Stage 4: Voice & Audio Synthesis (Text-to-Speech - TTS)

With a script ready, the AI needs to give it a voice. This is handled by advanced Text-to-Speech (TTS) engines.

  • Voice Selection/Generation: As discussed in choosing the best AI voice for your podcast, you might select from pre-existing voices, clone your own, or design a unique one.
  • Audio Rendering: The TTS engine converts the written script into audible speech, applying the chosen voice characteristics (pitch, pace, intonation, emotion). High-quality TTS aims for natural-sounding delivery, avoiding robotic monotony. Different parts of the script are rendered using the assigned host voices.

Stage 5: Optional Enhancements (e.g., Speech-to-Video - STV)

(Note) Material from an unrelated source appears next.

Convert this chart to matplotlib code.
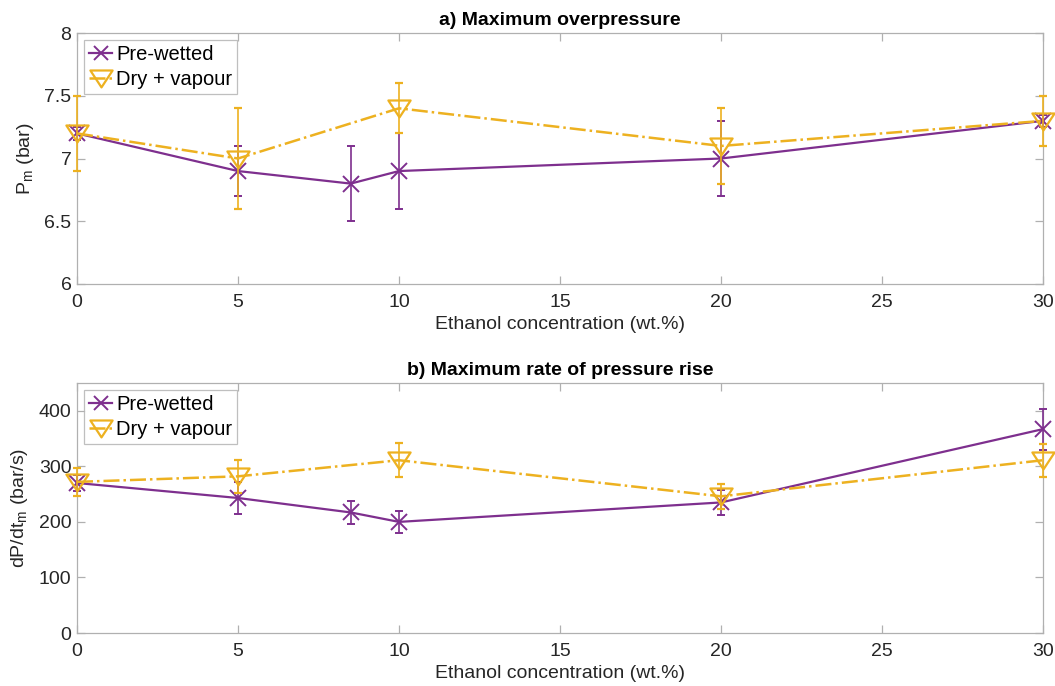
import matplotlib
matplotlib.use("Agg")
import matplotlib.pyplot as plt
from matplotlib.lines import Line2D
from matplotlib.path import Path

plt.rcParams['font.family'] = ['Liberation Sans', 'DejaVu Sans']

# Data
x_pre = [0, 5, 8.5, 10, 20, 30]
x_dry = [0, 5, 10, 20, 30]

pm_pre = [7.2, 6.9, 6.8, 6.9, 7.0, 7.3]
pm_pre_err = [0.05, 0.2, 0.3, 0.3, 0.3, 0.05]
pm_dry = [7.2, 7.0, 7.4, 7.1, 7.3]
pm_dry_err = [0.3, 0.4, 0.2, 0.3, 0.2]

dp_pre = [270, 243, 217, 200, 235, 367]
dp_pre_err = [15, 28, 21, 20, 23, 37]
dp_dry = [272, 282, 311, 246, 311]
dp_dry_err = [25, 30, 31, 22, 30]

purple = '#7E2F8E'
orange = '#EDB120'
gray = '#B0B0B0'
txt = '#262626'

# wide downward triangle (MATLAB style)
tri = Path([(-1, 0.72), (1, 0.72), (0, -0.8), (-1, 0.72)],
           [Path.MOVETO, Path.LINETO, Path.LINETO, Path.CLOSEPOLY])

W, H = 1055, 686
fig = plt.figure(figsize=(W/100, H/100), dpi=100)

def ax_rect(l, t, r, b):
    return [l/W, 1 - b/H, (r-l)/W, (b-t)/H]

ax1 = fig.add_axes(ax_rect(77, 33, 1043, 284))
ax2 = fig.add_axes(ax_rect(77, 383, 1043, 633))

FS = 14

def draw(ax, ypre, epre, ydry, edry, ylim, yticks, ylabel, title):
    l1 = ax.errorbar(x_pre, ypre, yerr=epre, color=purple, lw=1.6, ls='-',
                     marker='x', ms=11, mew=1.4, capsize=3, elinewidth=1.2,
                     capthick=1.2, zorder=3)
    l2 = ax.errorbar(x_dry, ydry, yerr=edry, color=orange, lw=1.8, ls='-.',
                     marker=tri, ms=16, mfc='none', mew=1.6, capsize=3,
                     elinewidth=1.2, capthick=1.2, zorder=4)
    for cont in (l1, l2):
        for art in cont.get_children():
            art.set_clip_on(False)
    ax.set_xlim(0, 30)
    ax.set_ylim(*ylim)
    ax.set_xticks([0, 5, 10, 15, 20, 25, 30])
    ax.set_yticks(yticks)
    ax.set_yticklabels([('%g' % v) for v in yticks])
    for s in ax.spines.values():
        s.set_color(gray)
        s.set_linewidth(0.9)
    ax.tick_params(direction='in', length=6, color=gray, labelsize=FS,
                   labelcolor=txt, top=True, right=True, width=0.9)
    ax.tick_params(axis='x', pad=7)
    ax.tick_params(axis='y', pad=4)
    ax.set_xlabel('Ethanol concentration (wt.%)', fontsize=FS, color=txt, labelpad=4)
    ax.set_ylabel(ylabel, fontsize=FS, color=txt, labelpad=6)
    ax.set_title(title, fontsize=FS, fontweight='bold', pad=6)
    handles = [
        Line2D([], [], color=purple, lw=1.6, ls='-', marker='x', ms=10, mew=1.4),
        Line2D([], [], color=orange, lw=1.8, ls='-.', marker=tri, ms=16,
               mfc='none', mew=1.6),
    ]
    leg = ax.legend(handles, ['Pre-wetted', 'Dry + vapour'], loc='upper left',
                    fontsize=14.5, frameon=True, fancybox=False,
                    edgecolor=gray, borderpad=0.25, handlelength=1.15,
                    handletextpad=0.2, labelspacing=0.3, borderaxespad=0.35)
    leg.get_frame().set_linewidth(0.9)

draw(ax1, pm_pre, pm_pre_err, pm_dry, pm_dry_err, (6, 8),
     [6, 6.5, 7, 7.5, 8], 'P$_\\mathregular{m}$ (bar)', 'a) Maximum overpressure')
draw(ax2, dp_pre, dp_pre_err, dp_dry, dp_dry_err, (0, 450),
     [0, 100, 200, 300, 400], 'dP/dt$_\\mathregular{m}$ (bar/s)', 'b) Maximum rate of pressure rise')

fig.savefig('out.png', dpi=100)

Many AI podcast generators go a step further.

  • Audiograms (Speech-to-Video): To make podcasts more shareable on social media, AI can generate audiograms. This involves creating a simple video that visualizes the audio, typically showing waveforms, speaker labels, and synchronized captions (generated via speech recognition on the TTS output).
  • Music & Effects: Some tools might offer options to automatically add intro/outro music or simple sound effects based on context.

The Synergy of AI

An AI podcast generator isn't just one single AI; it's a complex pipeline where different specialized AI models work together: NLP for understanding, summarization and RAG for information processing, generative models for scripting, and TTS for audio creation.

The result is a powerful tool that dramatically lowers the barrier to entry for podcasting, allowing creators to focus on their message while the AI handles much of the technical heavy lifting. Understanding this process helps appreciate the technology and use it more effectively.